A conventional communication receiver (e.g., a selective call receiver or pager) normally receives and decodes a transmitted signal in a known way. The contemporary receiver typically receives a modulated carrier signal and converts the carrier signal to an intermediate frequency signal using at least one mixing signal that may be provided from a fixed local oscillator. Subsequently, a demodulating stage substantially recovers an information signal. The recovered information signal may be provided to a decoder to extract encoded data information (e.g., pager address and other control information, as well as optional message data), and/or may be provided to an audio circuit to present an audible alert or other audible signal to a user of the communication receiver.
The recovered information signal typically may include noise and distortion due to a number of sources. One particularly regrettable source of distortion may result from the unmodulated carrier signal being relatively unsynchronized with the at least one mixing signal. Due to variability of a transmitted carrier signal relative to a specified tolerance range at the receiver, further aggravated by variability of the at least one mixing signal from the fixed local oscillator, the receiver demodulating circuits may provide a substantially distorted recovered signal.

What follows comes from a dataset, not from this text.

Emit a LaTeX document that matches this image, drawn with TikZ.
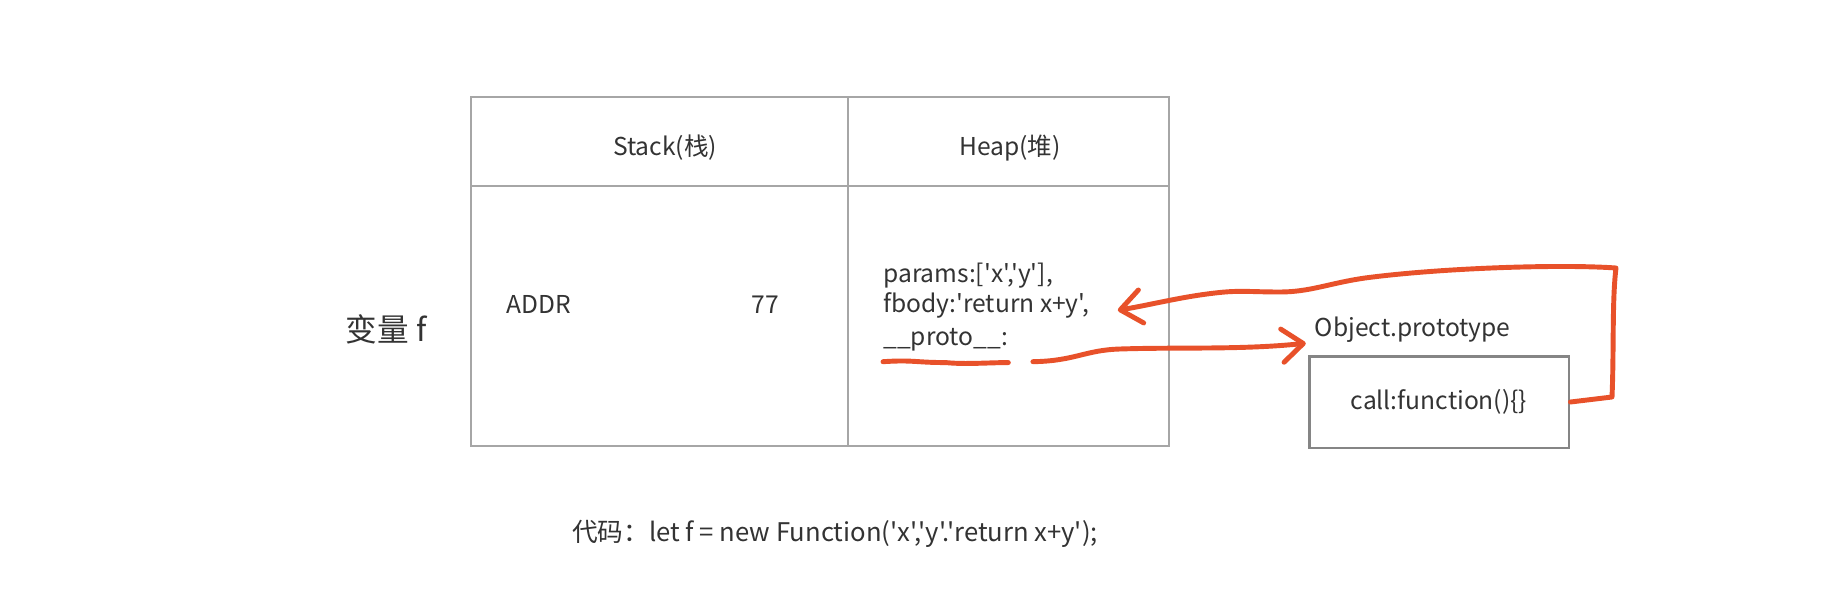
\documentclass[tikz,border=0pt]{standalone}
\usepackage{fontspec}
\newfontfamily\uifont{Noto Sans CJK SC}
\usetikzlibrary{arrows.meta,positioning}
\definecolor{Ink}{HTML}{333333}
\definecolor{Rule}{HTML}{A6A6A6}
\definecolor{BoxRule}{HTML}{858585}
\definecolor{Pen}{HTML}{E8512A}

\begin{document}
\begin{tikzpicture}[
  x=0.02cm,y=-0.02cm,
  txt/.style={text=Ink,font=\uifont\fontsize{14}{17}\selectfont,inner sep=0pt},
  heapline/.style={txt,anchor=base west},
  pen/.style={Pen,line width=2.8pt,line cap=round,line join=round},
  barb/.style={-{Straight Barb[length=12pt,width=19pt,line cap=round,line join=round]}}
]
  \useasboundingbox[fill=white] (0,0) rectangle (1842,602);
  % table
  \draw[Rule,line width=1.4pt] (471,97) rectangle (1169,446);
  \draw[Rule,line width=1.4pt] (471,186) -- (1169,186) (848,97) -- (848,446);
  \node[txt] (stackhead) at (665,148) {Stack(栈)};
  \node[txt] (heaphead) at (1010,148) {Heap(堆)};
  \node[txt,anchor=base west] (addr) at (506,313) {ADDR};
  \node[txt,anchor=base] (val) at (765,313) {77};
  \node[txt,font=\uifont\fontsize{18}{21}\selectfont] (var) at (386,329) {变量 f};
  \node[heapline] (params) at (883,282) {params:['x','y'],};
  \node[heapline] (fbody) at (883,312) {fbody:'return x+y',};
  \node[heapline] (proto) at (883,345) {\_\_proto\_\_:};
  % Object.prototype
  \node[draw=BoxRule,line width=1.7pt,minimum width=5.2cm,minimum height=1.84cm,txt,inner sep=0pt] (callbox) at (1439,402) {call:function()\{\}};
  \node[txt,anchor=base west] (objlabel) at ([xshift=4pt,yshift=10pt]callbox.north west) {Object.prototype};
  \node[txt,font=\uifont\fontsize{14.6}{17}\selectfont] (code) at (835,534) {代码：let f = new Function('x','y'.'return x+y');};
  % red pen
  \draw[pen] ([yshift=-9.5pt]proto.base west) .. controls +(30,-2) and +(-30,0) .. ([yshift=-10pt]proto.base) .. controls +(20,2) and +(-20,0) .. ([yshift=-10pt]proto.base east);
  \coordinate (dashfrom) at ([xshift=14pt,yshift=-9.5pt]proto.base east);
  \draw[pen,barb] (dashfrom) .. controls (1075,361) and (1085,350) .. (1120,349) .. controls (1180,347) and (1240,350) .. ([xshift=-5pt]objlabel.south west);
  \draw[pen,barb] (callbox.east) -- (1612,397) .. controls (1614,350) and (1612,300) .. (1616,268) .. controls (1560,264) and (1440,268) .. (1365,278) .. controls (1330,283) and (1310,292) .. (1280,292) .. controls (1250,292) and (1240,290) .. (1215,293) .. controls (1180,297) and (1150,305) .. ([xshift=16pt,yshift=1pt]fbody.base east);
\end{tikzpicture}
\end{document}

Moreover, in conventional communication systems the user of the receiver may roam from one transmitter signal to another (e.g., in simulcast paging systems), therefore providing diverse carrier signals to the receiver (i.e., usually within a specified acceptable operating range). Consequently, the received modulated carrier signal mixes with the at least one mixing signal and demodulates to a recovered information signal that may be substantially distorted.
The unfortunate distortion may be due to the recovered information signal dynamic range being substantially skewed with respect to an acceptable operating range for the demodulating circuits. That is, the recovered information signal excursions may traverse beyond an acceptable operating range for the demodulating circuits. Typically, an acceptable operating range may comprise a linear operating region, and beyond the acceptable operating range may comprise a nonlinear operating region. Therefore, the recovered information signal may regrettably include less than optimum excursions (i.e., distortion).
Additionally, a signal-to-noise ratio (S/N) for the receiver may be seriously degraded by the reduced effective dynamic range of the recovered signal. Since the recovered signal excursions may be substantially limited at an operating range boundary, the overall recovered signal dynamic range is reduced, and consequently the signal-to-noise ratio for the recovered signal is degraded. Therefore, the unfortunate lack of synchronization between a transmitted carrier signal and the at least one mixing signal at the receiver may detrimentally affect the signal-to-noise ratio for the receiver. Further, the subsequent decoding of a recovered data signal may be potentially "falsed" by noise signals, possibly missing a critical transmitted communication (e.g., a system control information, or a vital message for the user of the receiver).
Therefore, it is regrettable that no known communication receiver is capable of monitoring the recovered signal excursions and adaptively maintaining the recovered signal excursions to within an acceptable operating range by substantially resynchronizing the at least one mixing signal to the varying transmitted carrier signal.